Validation Checklist

  1. Grammar coverage audit. Run parse_conditional() against every distinct *:conditional value in your PBF extract (osmium tags-filter region.osm.pbf w/hgv:conditional w/access:conditional w/motor_vehicle:conditional) and log the fraction that return zero rules. Anything above roughly 5% unmatched warrants extending the regex or adding an opening_hours fallback.

  2. Known-window smoke test. Pick a way tagged hgv:conditional=no @ (Mo-Fr 07:00-19:00), evaluate is_edge_passable() at a known-blocked timestamp (Wednesday 14:00) and a known-open timestamp (Saturday 10:00), and assert the results differ.

  3. Overnight range correctness. Test a rule like no @ (22:00-06:00) at 23:30 and at 05:30 on consecutive calendar days — both should evaluate to denied, confirming the midnight split logic works across the day boundary.

  4. Bitmap-to-base-tag fallback. For a way with both hgv=yes and hgv:conditional=no @ (...), confirm the edge is passable outside the conditional window and denied inside it — the conditional tag must only override within its stated interval, never globally.

  5. Precedence on overlapping clauses. Construct a semicolon-separated multi-clause value with overlapping day/time ranges and assert the bitmap reflects the last clause’s access_value on the overlap, not the first.

  6. Bitmap memory budget. On your full production extract, measure total bytes consumed by packed bitmaps across all conditionally restricted edges and confirm it stays within your graph-loading memory budget — this rarely matters below a few million edges but is worth a one-time check at continent scale.
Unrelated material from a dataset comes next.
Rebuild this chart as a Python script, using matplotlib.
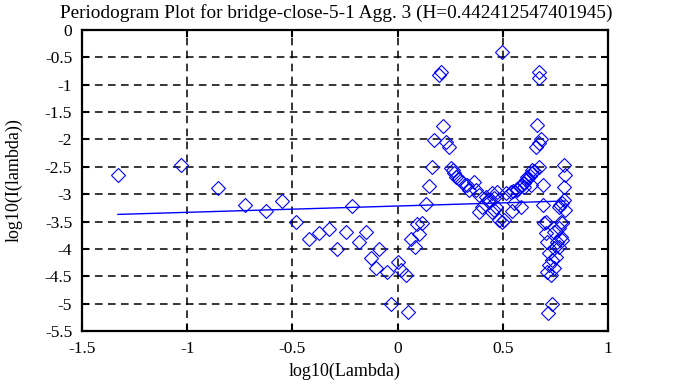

Troubleshooting: My parser silently drops valid restrictions

The most common cause is a condition body using a comma to separate day and time (Mo-Fr, 07:00-19:00) instead of a space, or a value using the full opening_hours syntax with PH or week-of-month selectors that the regex grammar in this page doesn’t target. Log every clause that fails RULE_RE or returns an empty time_ranges list, then route those specific values through a full opening_hours library instead of extending the regex indefinitely.

Troubleshooting: Restriction applies on the wrong day after parsing

This is almost always a day-index mismatch between datetime.weekday() (Monday=0) and whatever convention downstream code assumes. Confirm DAY_INDEX in the parser and the day_idx = when.weekday() call in is_edge_passable() share the same Monday=0 convention before debugging the grammar itself.